JOHANNESBURG – Pressure is mounting on Blue Label Telecoms to release its annual financial statements and its notice of annual general meeting or face suspension of trading.
The JSE announced on Tuesday that it would move to suspend the group’s listing for the second time since last month in the interest of shareholders.
Blue Label, whose loss-making subsidiary Cell C has lost market share amid a competitive environment, closed at R2.94 on the JSE on Tuesday after gaining 1.73 percent.
The JSE said Blue Label had failed to distribute its annual financial statements and notice of annual general meeting within the four-month period stipulated in the JSE’s listing requirements. It said that the company’s listing had been annotated with an “RE” to indicate that it has failed to comply and that the listing of its securities was under threat of suspension and possible removal.
“If the abovementioned company still fails to distribute its annual report on or before October 31, 2019, then its listing may be suspended,” it said.
The JSE announcement came a day after the telecoms group advised shareholders that the integrated annual report and notice of annual general meeting would be made available on October 29, 2019.
“The JSE’s notice today is simply their process that needs to be followed whenever there is a delay in the release of results,” Blue Label’s head of investor and media relations Nicola White said yesterday.
Blue Label previously delayed the release of the results for the year ended May to the end of last month to take into account the impact of Cell C’s recapitalisation and restructuring. Blue Label owns 45 percent of Cell C after buying into the company in 2017.

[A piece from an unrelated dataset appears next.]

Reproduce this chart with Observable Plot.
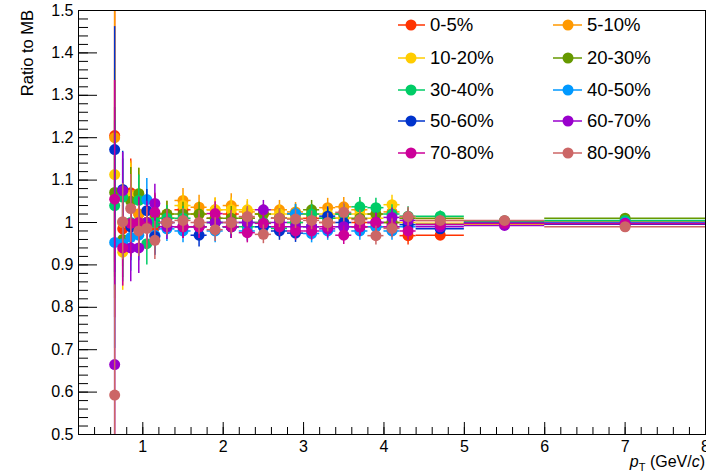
<!DOCTYPE html>
<html>
<head>
<meta charset="utf-8">
<script src="https://cdn.jsdelivr.net/npm/d3@7"></script>
<script src="https://cdn.jsdelivr.net/npm/@observablehq/plot@0.6"></script>
<style>
  html, body { margin: 0; padding: 0; background: white; }
  #chart { width: 706px; height: 476px; overflow: hidden; }
</style>
</head>
<body>
<div id="chart"></div>
<script>
// ---- data ----
const binLow  = [0.6,0.7,0.8,0.9,1.0,1.1,1.2,1.4,1.6,1.8,2.0,2.2,2.4,2.6,2.8,3.0,3.2,3.4,3.6,3.8,4.0,4.2,4.4,5.0,6.0];
const binHigh = [0.7,0.8,0.9,1.0,1.1,1.2,1.4,1.6,1.8,2.0,2.2,2.4,2.6,2.8,3.0,3.2,3.4,3.6,3.8,4.0,4.2,4.4,5.0,6.0,8.0];
const binCenter = [0.65,0.75,0.85,0.95,1.05,1.15,1.3,1.5,1.7,1.9,2.1,2.3,2.5,2.7,2.9,3.1,3.3,3.5,3.7,3.9,4.1,4.3,4.7,5.5,7.0];

const names  = ["0-5%","5-10%","10-20%","20-30%","30-40%","40-50%","50-60%","60-70%","70-80%","80-90%"];
const colors = ["#ff3300","#ff9900","#ffcc00","#669900","#00cc66","#0099ff","#0033cc","#9900cc","#cc0099","#cc6666"];

const r0_5   = [1.205,0.985,1.070,1.020,1.000,0.990,1.010,1.030,1.020,1.010,1.020,1.010,1.000,1.010,1.000,1.010,1.000,1.010,1.000,0.990,1.000,0.969,0.970,0.998,1.000];
const r5_10  = [1.200,1.000,1.065,1.020,1.000,1.010,1.020,1.052,1.036,1.030,1.040,1.025,1.020,1.030,1.025,1.020,1.035,1.037,1.030,1.020,1.025,1.010,1.005,1.000,1.002];
const r10_20 = [1.113,0.930,1.060,1.068,1.000,1.000,1.010,1.040,1.020,1.030,1.030,1.030,1.020,1.020,1.010,1.020,1.020,1.010,1.020,1.010,1.042,1.000,0.998,0.996,0.998];
const r20_30 = [1.071,0.960,1.050,1.068,1.000,1.020,1.020,1.020,1.020,1.010,1.010,1.010,1.020,1.010,1.020,1.030,1.010,1.020,1.010,1.020,1.000,1.010,1.010,1.003,1.010];
const r30_40 = [1.040,1.060,1.000,1.052,0.950,1.000,1.010,1.010,0.990,1.000,0.990,0.990,1.000,0.986,1.000,1.020,1.010,1.020,1.037,1.035,1.020,1.015,1.015,1.004,1.005];
const r40_50 = [0.953,0.950,0.965,0.970,1.054,0.970,0.985,0.980,0.990,0.980,0.990,0.980,0.990,0.990,1.021,0.974,0.980,0.990,0.980,0.990,0.980,0.990,0.995,1.000,1.000];
const r50_60 = [1.172,1.078,0.990,0.998,1.028,0.967,1.000,0.990,0.970,1.000,0.990,1.000,0.990,0.980,0.975,0.990,1.015,1.000,0.990,1.000,0.990,0.995,0.985,0.998,0.996];
const r60_70 = [0.665,1.075,0.940,0.940,1.000,1.045,0.990,0.990,0.990,1.000,1.000,1.000,1.030,1.000,0.990,0.990,0.985,0.990,0.990,1.000,1.012,1.005,0.990,0.993,0.998];
const r70_80 = [1.055,0.940,0.998,1.000,0.990,1.024,1.000,0.990,0.990,1.021,0.990,0.976,0.998,0.990,0.980,0.980,0.990,0.970,0.990,1.000,0.990,0.980,0.995,0.998,0.997];
const r80_90 = [0.593,1.002,1.033,0.980,0.986,0.958,1.000,1.005,1.000,0.983,1.000,1.014,0.972,1.010,1.008,1.005,1.000,1.024,1.007,0.969,0.986,1.014,1.005,1.005,0.990];
const ratios = [r0_5,r5_10,r10_20,r20_30,r30_40,r40_50,r50_60,r60_70,r70_80,r80_90];

// statistical errors: first bin per series, then the other bins (common)
const errFirstBin = [0.30,0.38,0.25,0.20,0.20,0.25,0.29,0.30,0.28,0.26];
const errOtherBins = [0.09,0.08,0.06,0.05,0.045,0.03,0.028,0.028,0.028,0.028,0.024,0.022,0.022,0.022,0.022,0.022,0.022,0.022,0.022,0.022,0.022,0.012,0.01,0.01];

const xMajor = [1,2,3,4,5,6,7,8];
const xMinor = d3.range(1, 40).map(i => i / 5);
const yMajor = d3.range(5, 16).map(i => i / 10);
const yMinor = d3.range(25, 76).map(i => i / 50);

// ---- build table ----
const series = names.map((name, s) => ({
  name, color: colors[s],
  points: binCenter.map((x, i) => ({
    x, xlo: binLow[i], xhi: binHigh[i], y: ratios[s][i],
    e: i === 0 ? errFirstBin[s] : errOtherBins[i - 1]
  }))
}));

const font = "'Liberation Sans', Arial, Helvetica, sans-serif";

const marks = [];
series.forEach(s => {
  marks.push(Plot.ruleY(s.points, {y: "y", x1: "xlo", x2: "xhi", stroke: s.color, strokeWidth: 1.5, clip: true}));
  marks.push(Plot.ruleX(s.points, {x: "x", y1: d => d.y - d.e, y2: d => d.y + d.e, stroke: s.color, strokeWidth: 1.5, clip: true}));
  marks.push(Plot.dot(s.points, {x: "x", y: "y", r: 5.5, fill: s.color, stroke: "none", clip: true}));
});

marks.push(Plot.axisY({ticks: yMinor, tickSize: -10, tickFormat: () => "", label: null, strokeWidth: 1}));
marks.push(Plot.axisY({ticks: yMajor, tickSize: -19, tickPadding: 24, tickFormat: d3.format("~g"), label: null, fontSize: 16}));
marks.push(Plot.axisX({ticks: xMinor, tickSize: -7, tickFormat: () => "", label: null}));
marks.push(Plot.axisX({ticks: xMajor, tickSize: -12, tickPadding: 18, tickFormat: d3.format("d"), label: null, fontSize: 16}));
marks.push(Plot.frame({stroke: "black", strokeWidth: 1}));

const chart = Plot.plot({
  width: 706, height: 476,
  marginLeft: 78, marginRight: 1, marginTop: 10, marginBottom: 42,
  x: {domain: [0.2, 8]},
  y: {domain: [0.5, 1.5]},
  style: {fontFamily: font, fontSize: "16px", color: "black", background: "white", overflow: "hidden"},
  marks
});
document.getElementById("chart").appendChild(chart);

// ---- axis titles and legend ----
const svg = d3.select(chart);
svg.append("text")
  .attr("transform", "translate(33,10) rotate(-90)")
  .attr("text-anchor", "end")
  .attr("font-family", font).attr("font-size", 16.5).attr("fill", "black")
  .text("Ratio to MB");

const xt = svg.append("text")
  .attr("x", 705).attr("y", 467)
  .attr("text-anchor", "end")
  .attr("font-family", font).attr("font-size", 16).attr("fill", "black");
xt.append("tspan").attr("font-style", "italic").text("p");
xt.append("tspan").attr("font-size", 11).attr("dy", 4).text("T");
xt.append("tspan").attr("dy", -4).text(" (GeV/");
xt.append("tspan").attr("font-style", "italic").text("c");
xt.append("tspan").text(")");

const legCols = [{lx1: 398, lx2: 425, mx: 411, tx: 430}, {lx1: 553, lx2: 582, mx: 568, tx: 587}];
const legRows = [25, 58, 90, 121, 153];
const leg = svg.append("g");
series.forEach((s, i) => {
  const c = legCols[i % 2], y = legRows[Math.floor(i / 2)];
  leg.append("line").attr("x1", c.lx1).attr("x2", c.lx2).attr("y1", y).attr("y2", y)
    .attr("stroke", s.color).attr("stroke-width", 1.5);
  leg.append("circle").attr("cx", c.mx).attr("cy", y).attr("r", 5.5).attr("fill", s.color);
  leg.append("text").attr("x", c.tx).attr("y", y).attr("dy", "0.35em")
    .attr("text-anchor", "start")
    .attr("font-family", font).attr("font-size", 18.5).attr("fill", "black").text(s.name);
});
</script>
</body>
</html>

The financial results were due for release on August 27, and were released on September 26. Blue Label reported a loss of R6.65 billion for the 12 months to May 31, compared with a profit of R1.12bn a year earlier. It posted a headline loss per share of 312.49 cents and a core headline loss of 304.77c.
It attributed the performance to Cell C’s trading losses, impairment of its property, plant and equipment and the impact of a derecognition of its deferred tax asset and the impairment of Blue Label’s total investment in it. However, management said the new national roaming agreement would result in substantial cost savings for Cell C by reducing network and capital expenditure.
“These savings will further be enhanced on completion of an intended extensive capital restructure objective,” the company said last month.
In August Cell C finalised a term sheet detailing a further national roaming agreement with MTN.
Last November, MTN and Cell C concluded the implementation of a national roaming agreement which saw MTN providing 3G and 4G/LTE services to Cell C in areas where the mobile network operator had chosen to purchase coverage rather than self-built.
This meant that Cell C customers outside the urban centres currently roam on MTN’s 3G and 4G/LTE networks.